▶ **GIVEN REQUEST**:
Using the material below, repeat exactly the lines from the one with "Output the web" through the one with "const fs = 21;", ends included, without any images.

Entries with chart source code
--- start ---
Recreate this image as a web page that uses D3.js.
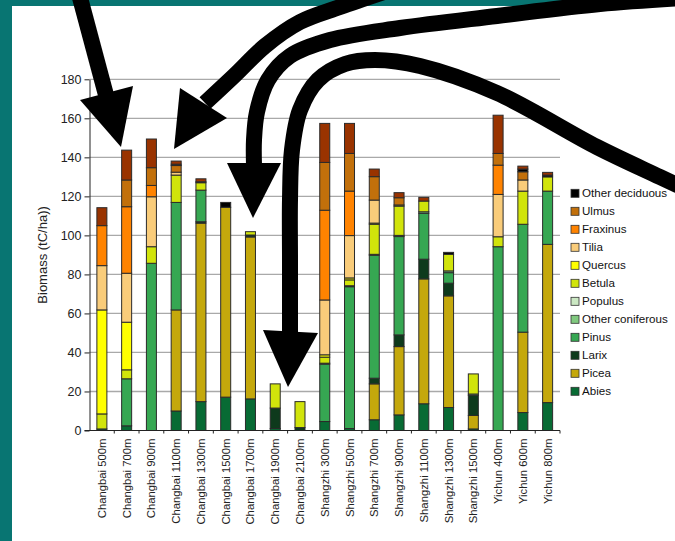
<!DOCTYPE html>
<html>
<head>
<meta charset="utf-8">
<script src="https://cdn.jsdelivr.net/npm/d3@7/dist/d3.min.js"></script>
<style>
  html, body { margin: 0; padding: 0; background: #fff; }
  svg { display: block; }
  text { font-family: "Liberation Sans", Arial, Helvetica, sans-serif; }
</style>
</head>
<body>
<svg id="chart" width="675" height="541"></svg>
<script>
// Forest plots along three elevation transects
const categories = [
  "Changbai 500m", "Changbai 700m", "Changbai 900m", "Changbai 1100m", "Changbai 1300m",
  "Changbai 1500m", "Changbai 1700m", "Changbai 1900m", "Changbai 2100m",
  "Shangzhi 300m", "Shangzhi 500m", "Shangzhi 700m", "Shangzhi 900m", "Shangzhi 1100m",
  "Shangzhi 1300m", "Shangzhi 1500m", "Yichun 400m", "Yichun 600m", "Yichun 800m"
];

// Biomass by genus (tC/ha), one value per plot, stacked bottom to top
const abies          = [0.8, 2.4, 0, 10, 14.8, 17.1, 16.2, 1, 0, 4.6, 1, 5.5, 8, 13.7, 11.8, 0.8, 0, 9.2, 14.3];
const picea          = [0, 0, 0, 51.8, 91.5, 97.3, 83, 0, 0, 0, 0, 18.4, 35, 64, 57.2, 6.9, 0, 41.2, 81.1];
const larix          = [0, 0, 0, 0, 0.7, 0, 1, 10.5, 1.5, 0, 0, 2.9, 6, 10.1, 6.5, 10.3, 0, 0, 0];
const pinus          = [0, 24.1, 85.7, 55.1, 16.2, 0, 0, 0, 0, 29.4, 72.7, 63, 50.4, 23.5, 5.4, 0, 94.2, 55.3, 27.3];
const otherConifer   = [0, 0, 0, 0, 0, 0, 0, 0, 0, 0.5, 0.5, 0.5, 0.6, 0.8, 0.9, 0.7, 0, 0, 0];
const populus        = [0, 0, 0, 0, 0, 0, 0, 0, 0, 0, 0, 0, 0, 0, 0, 0, 0, 0, 0];
const betula         = [7.7, 4.6, 8.5, 14, 3.8, 0, 1.7, 12.4, 13.3, 3.1, 3, 15.4, 15, 5.5, 8.5, 10.3, 5.1, 17, 7.3];
const quercus        = [53.3, 24.4, 0, 0, 0, 0, 0, 0, 0, 1.2, 1, 0.6, 0.6, 0, 0, 0, 0, 0, 0];
const tilia          = [22.7, 25.1, 25.6, 1.5, 0, 0, 0, 0, 0, 28.1, 21.7, 11.8, 0, 0, 0, 0, 21.7, 5.7, 0];
const fraxinus       = [20.5, 34.1, 5.8, 0, 0, 0, 0, 0, 0, 46, 22.8, 0, 0, 0, 0, 0, 15, 0, 0];
const ulmus          = [0, 13.7, 9.1, 3.4, 0, 0, 0, 0, 0, 24.5, 19.3, 12, 3.7, 0, 0, 0, 6, 4.2, 0];
const otherDeciduous = [0, 0, 0, 0.7, 0.5, 2.5, 0, 0, 0, 0, 0, 0, 0, 0, 1, 0, 0, 1.4, 0.9];
const otherBroadleaf = [9.2, 15.3, 14.7, 1.6, 1.5, 0, 0, 0, 0, 20, 15.4, 3.9, 2.6, 1.9, 0, 0, 19.6, 1.5, 1.4];

// Series in stacking order (bottom first)
const seriesNames = [
  "Abies", "Picea", "Larix", "Pinus", "Other coniferous", "Populus", "Betula",
  "Quercus", "Tilia", "Fraxinus", "Ulmus", "Other deciduous", "Other broadleaf"
];
const seriesValues = [
  abies, picea, larix, pinus, otherConifer, populus, betula,
  quercus, tilia, fraxinus, ulmus, otherDeciduous, otherBroadleaf
];
const seriesColors = [
  "#086b34", "#c4a80c", "#0e3a1c", "#36a752", "#80c97f", "#cbe8c3", "#d1e40b",
  "#ffff00", "#f9cc7a", "#ff8300", "#c2700b", "#000000", "#993300"
];
// Legend entries, listed top to bottom
const legendNames = [
  "Other deciduous", "Ulmus", "Fraxinus", "Tilia", "Quercus", "Betula",
  "Populus", "Other coniferous", "Pinus", "Larix", "Picea", "Abies"
];

const yTicks = [0, 20, 40, 60, 80, 100, 120, 140, 160, 180];
const yTitle = "Biomass (tC/ha))";

const svg = d3.select("#chart");

// frame
svg.append("rect").attr("width", 675).attr("height", 541).attr("fill", "#087572");
svg.append("rect").attr("x", 12).attr("y", 6).attr("width", 663).attr("height", 535).attr("fill", "#ffffff");

const plot = { left: 89.5, right: 560, top: 79.3, bottom: 430.5 };

const x = d3.scaleBand()
  .domain(categories)
  .range([plot.left, plot.right])
  .paddingInner(0.596)
  .paddingOuter(0.298);

const y = d3.scaleLinear().domain([0, 180]).range([plot.bottom, plot.top]);

// gridlines
svg.append("g")
  .selectAll("line")
  .data(yTicks.filter(d => d > 0))
  .join("line")
  .attr("x1", plot.left).attr("x2", plot.right)
  .attr("y1", d => y(d)).attr("y2", d => y(d))
  .attr("stroke", "#a9a9a9").attr("stroke-width", 1.3);

// stacked bars
const rows = categories.map((c, i) => {
  const r = { category: c };
  seriesNames.forEach((s, k) => { r[s] = seriesValues[k][i]; });
  return r;
});
const stacked = d3.stack().keys(seriesNames)(rows);

svg.append("g")
  .selectAll("g")
  .data(stacked)
  .join("g")
  .attr("fill", (d, k) => seriesColors[k])
  .selectAll("rect")
  .data(d => d.filter(p => p[1] - p[0] > 0))
  .join("rect")
  .attr("x", p => x(p.data.category))
  .attr("width", x.bandwidth())
  .attr("y", p => y(p[1]))
  .attr("height", p => y(p[0]) - y(p[1]))
  .attr("stroke", "#2b2b2b")
  .attr("stroke-width", 1);

// y axis
const yAxis = d3.axisLeft(y).tickValues(yTicks).tickSize(5).tickPadding(3).tickSizeOuter(0);
const gy = svg.append("g").attr("transform", `translate(${plot.left},0)`).call(yAxis);
gy.select(".domain").attr("stroke", "#222");
gy.selectAll(".tick line").attr("stroke", "#222");
gy.selectAll(".tick text")
  .attr("fill", "#222")
  .style("font-size", "12.5px")
  .style("font-family", "'Liberation Sans', Arial, sans-serif");

// x axis: category boundary ticks and rotated labels
const step = x.step();
const boundaries = d3.range(0, categories.length + 1).map(i => plot.left + i * step);
svg.append("line")
  .attr("x1", plot.left - 5).attr("x2", plot.right)
  .attr("y1", plot.bottom).attr("y2", plot.bottom)
  .attr("stroke", "#222");
svg.append("g")
  .selectAll("line")
  .data(boundaries.slice(1))
  .join("line")
  .attr("x1", d => d).attr("x2", d => d)
  .attr("y1", plot.bottom).attr("y2", plot.bottom + 3)
  .attr("stroke", "#222");

svg.append("g")
  .selectAll("text")
  .data(categories)
  .join("text")
  .attr("transform", d => `translate(${x(d) + x.bandwidth() / 2 + 4},${plot.bottom + 8}) rotate(-90)`)
  .attr("text-anchor", "end")
  .attr("fill", "#222")
  .style("font-size", "11.3px")
  .text(d => d);

// y title
svg.append("text")
  .attr("transform", `translate(47,${(plot.top + plot.bottom) / 2}) rotate(-90)`)
  .attr("text-anchor", "middle")
  .attr("fill", "#222")
  .style("font-size", "13px")
  .text(yTitle);

// legend
const colorOf = name => seriesColors[seriesNames.indexOf(name)];
const legend = svg.append("g")
  .selectAll("g")
  .data(legendNames)
  .join("g")
  .attr("transform", (d, i) => `translate(571,${193.3 + i * 18})`);
legend.append("rect")
  .attr("x", 0).attr("y", -4).attr("width", 8).attr("height", 8)
  .attr("fill", d => colorOf(d))
  .attr("stroke", "#333").attr("stroke-width", 0.8);
legend.append("text")
  .attr("x", 11).attr("y", 4)
  .attr("fill", "#111")
  .style("font-size", "11.6px")
  .text(d => d);

// call-out arrows drawn over the chart
const arrows = [
  { shaft: [[79, -6], [106, 95]], head: [[80, 100], [133, 86], [121, 147]] },
  { shaft: [[390, -10], [340, 7], [300, 22], [265, 46], [235, 75], [205, 103]],
    head: [[180, 88], [227, 118], [174, 149]] },
  { shaft: [[700, -3], [600, 4], [497, 16], [400, 28], [330, 40], [290, 56], [268, 80], [257, 112], [254, 140], [254, 165]],
    head: [[227, 163], [281, 163], [253, 218]] },
  { shaft: [[705, 198], [660, 177], [597, 147], [497, 93], [420, 66], [375, 60], [345, 64], [318, 80], [300, 110], [292, 150], [290, 200], [290, 260], [290, 332]],
    head: [[263, 330], [318, 333], [288, 387]] }
];
const shaftLine = d3.line().curve(d3.curveCatmullRom.alpha(0.5));
const ga = svg.append("g");
arrows.forEach(a => {
  ga.append("path")
    .attr("d", shaftLine(a.shaft))
    .attr("fill", "none")
    .attr("stroke", "#000")
    .attr("stroke-width", 16);
  ga.append("path")
    .attr("d", d3.line()(a.head) + "Z")
    .attr("fill", "#000");
});
</script>
</body>
</html>
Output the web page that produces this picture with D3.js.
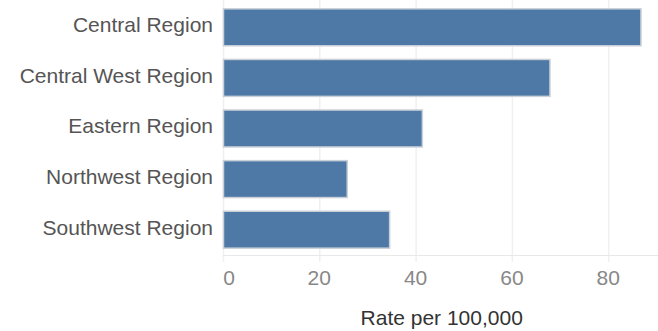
<!DOCTYPE html>
<html>
<head>
<meta charset="utf-8">
<script src="https://cdn.jsdelivr.net/npm/d3@7"></script>
<style>
  body { margin: 0; background: #fff; }
  #chart { width: 658px; height: 331px; }
</style>
</head>
<body>
<div id="chart"></div>
<script>
const regions = ["Central Region", "Central West Region", "Eastern Region", "Northwest Region", "Southwest Region"];
const rates = [86.7, 67.8, 41.3, 25.7, 34.5];
const xTicks = [0, 20, 40, 60, 80];
const xTitle = "Rate per 100,000";

const w = 658, h = 331;
const left = 223, plotBottom = 255;
const font = "'Liberation Sans', Arial, sans-serif";
const fs = 21;

const svg = d3.select("#chart").append("svg")
  .attr("width", w).attr("height", h);

const x = d3.scaleLinear().domain([0, 90]).range([left, left + 4.815 * 90]);
const y = d3.scaleBand().domain(regions).range([2, plotBottom])
  .paddingInner(0.27).paddingOuter(0.135);

// gridlines + tick marks
svg.append("g")
  .selectAll("line")
  .data(xTicks)
  .enter().append("line")
  .attr("x1", d => x(d) + 0.5).attr("x2", d => x(d) + 0.5)
  .attr("y1", 0).attr("y2", plotBottom + 7)
  .attr("stroke", "#f0f0f0").attr("stroke-width", 1.5);

// baseline
svg.append("line")
  .attr("x1", left).attr("x2", w)
  .attr("y1", plotBottom + 0.5).attr("y2", plotBottom + 0.5)
  .attr("stroke", "#e8e8e8");

// bars
svg.selectAll("rect.bar")
  .data(regions)
  .enter().append("rect")
  .attr("class", "bar")
  .attr("x", x(0) + 0.5)
  .attr("y", d => y(d))
  .attr("width", (d, i) => x(rates[i]) - x(0))
  .attr("height", y.bandwidth())
  .attr("fill", "#4e79a7")
  .attr("stroke", "#c9d0d8")
  .attr("stroke-width", 1.5);

// category labels
svg.selectAll("text.cat")
  .data(regions)
  .enter().append("text")
  .attr("class", "cat")
  .attr("x", 213)
  .attr("y", d => y(d) + y.bandwidth() / 2 - 2.5)
  .attr("dy", "0.35em")
  .attr("text-anchor", "end")
  .attr("font-family", font)
  .attr("font-size", fs)
  .attr("fill", "#555")
  .text(d => d);

// tick labels
svg.selectAll("text.tick")
  .data(xTicks)
  .enter().append("text")
  .attr("class", "tick")
  .attr("x", d => d === 0 ? x(d) + 6 : x(d))
  .attr("y", 278)
  .attr("dy", "0.35em")
  .attr("text-anchor", "middle")
  .attr("font-family", font)
  .attr("font-size", fs)
  .attr("fill", "#888")
  .text(d => d);

svg.append("text")
  .attr("x", (361.7 + 521.7) / 2)
  .attr("y", 318)
  .attr("dy", "0.35em")
  .attr("text-anchor", "middle")
  .attr("font-family", font)
  .attr("font-size", fs)
  .attr("fill", "#333")
  .text(xTitle);
</script>
</body>
</html>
--- end ---
▶ **WORKED SOLUTION**:
Output the web page that produces this picture with D3.js.
<!DOCTYPE html>
<html>
<head>
<meta charset="utf-8">
<script src="https://cdn.jsdelivr.net/npm/d3@7"></script>
<style>
  body { margin: 0; background: #fff; }
  #chart { width: 658px; height: 331px; }
</style>
</head>
<body>
<div id="chart"></div>
<script>
const regions = ["Central Region", "Central West Region", "Eastern Region", "Northwest Region", "Southwest Region"];
const rates = [86.7, 67.8, 41.3, 25.7, 34.5];
const xTicks = [0, 20, 40, 60, 80];
const xTitle = "Rate per 100,000";

const w = 658, h = 331;
const left = 223, plotBottom = 255;
const font = "'Liberation Sans', Arial, sans-serif";
const fs = 21;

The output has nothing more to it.